# Ozzy Osbourne Donating K9 to Muncie Police!



## LuvsDieter (Feb 2, 2006)

Ozzy Osbourne, son to buy K9 for Munice Police 

MUNCIE, Ind. -- Ozzy Osbourne appears to have a soft spot for canines. Or in this case, K9s.

The "Prince of Darkness" often was shown interacting with his dogs on the family's MTV reality show, "The Osbournes." He recently was persuaded by his son and former "Armed & Famous" celebrity cast member, Jack Osbourne, to buy the Muncie Police Department a new K9 officer, said Sgt. Jay Turner.
Advertisement

"Jack and Ozzy are sending the check either this week or next week, and then we'll go get him," Turner said. They already have a name picked out: Ozzy.

Ozzy will take the place of Rover, 13, the K9 officer retiring this month.

The CBS show failed to catch on with TV viewers, but Turner has kept in contact with Jack and other show stars, such as actor Erik Estrada, since taping ended in 2006.

Turner contacted Jack to ask whether he could help the department.

"There was no hesitation. He talked to (Ozzy) and called me back in 10 minutes, and it was a done deal. (Jack) said, 'You guys have a new dog,' " Turner said.

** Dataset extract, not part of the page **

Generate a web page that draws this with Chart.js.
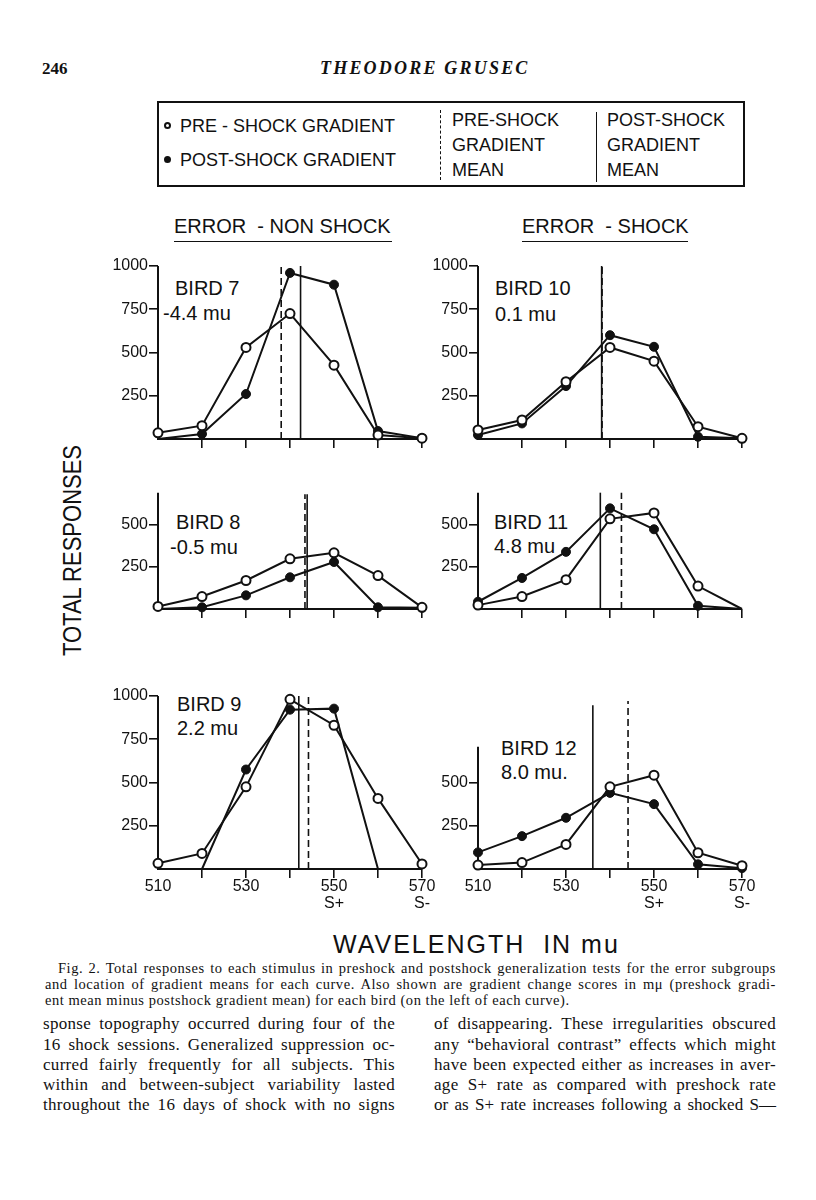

Osbourne has returned to Muncie to work with Turner, who was his supervisor, and other officers. Estrada also has made return visits to Muncie to help his former colleagues with charity efforts.

---------------------

Awesome!


----------



## GunnersMom (Jan 25, 2008)

That's fantastic!
I knew I loved Ozzy for a reason. (Aside from the obvious ones. LOL.)


----------



## LuvsDieter (Feb 2, 2006)

yup, i think so too! i thought the original show was ridiculous, but I'll reevaluate my position now given how the stars have stayed involved and really helped out Muncie!


----------



## nitros_mommy (Jun 26, 2006)

Awesome.. despite Ozzy being a strange guy. He's always been into dogs and animals. This is just down his street i guess

Congrats to Muncie PD. Thanks to Ozzy and Jack


----------



## DFrost (Oct 29, 2006)

Ahh the irony of it. Perhaps they'll make it a drug dog as well. ha ha

DFrost


----------



## Lola1969 (Mar 6, 2007)

That's really nice. My Ozzy came with his name, a name I assume given to him at the shelter. I've always suspected it was after Ozzy Osbourne.


----------



## ozzymama (Jan 17, 2005)

My Ozzy is after Ozzy Osbourne. I was unsure of the name - the whole Prince of Darkness, dh was on board, he's a fan and we just kept the name.


----------



## SouthernThistle (Nov 16, 2005)

Sad that many dogs in the Osbourne's menagerie are pet store purchases.


----------



## rjvamp (Aug 23, 2008)

That is really cool of them to donate to the police department.


----------



## DnP (Jul 10, 2008)

> Originally Posted By: DFrostAhh the irony of it. Perhaps they'll make it a drug dog as well. ha haDFrost












Good one!!!!


----------



## pamela berger (Jun 19, 2008)

I thought maybe they were donating a GSD that they owned to the police dept for training and was wondering how in the [heck] the dog was going to understand commands in English after being around Ozzy!


----------



## LadyHawk (Jan 19, 2005)

> Originally Posted By: Lola1969That's really nice. My Ozzy came with his name, a name I assume given to him at the shelter. I've always suspected it was after Ozzy Osbourne.




Nah he's too smart to have been named after Ozzie Osbourne- 
Maybe Ozzie and Harriet!!!


----------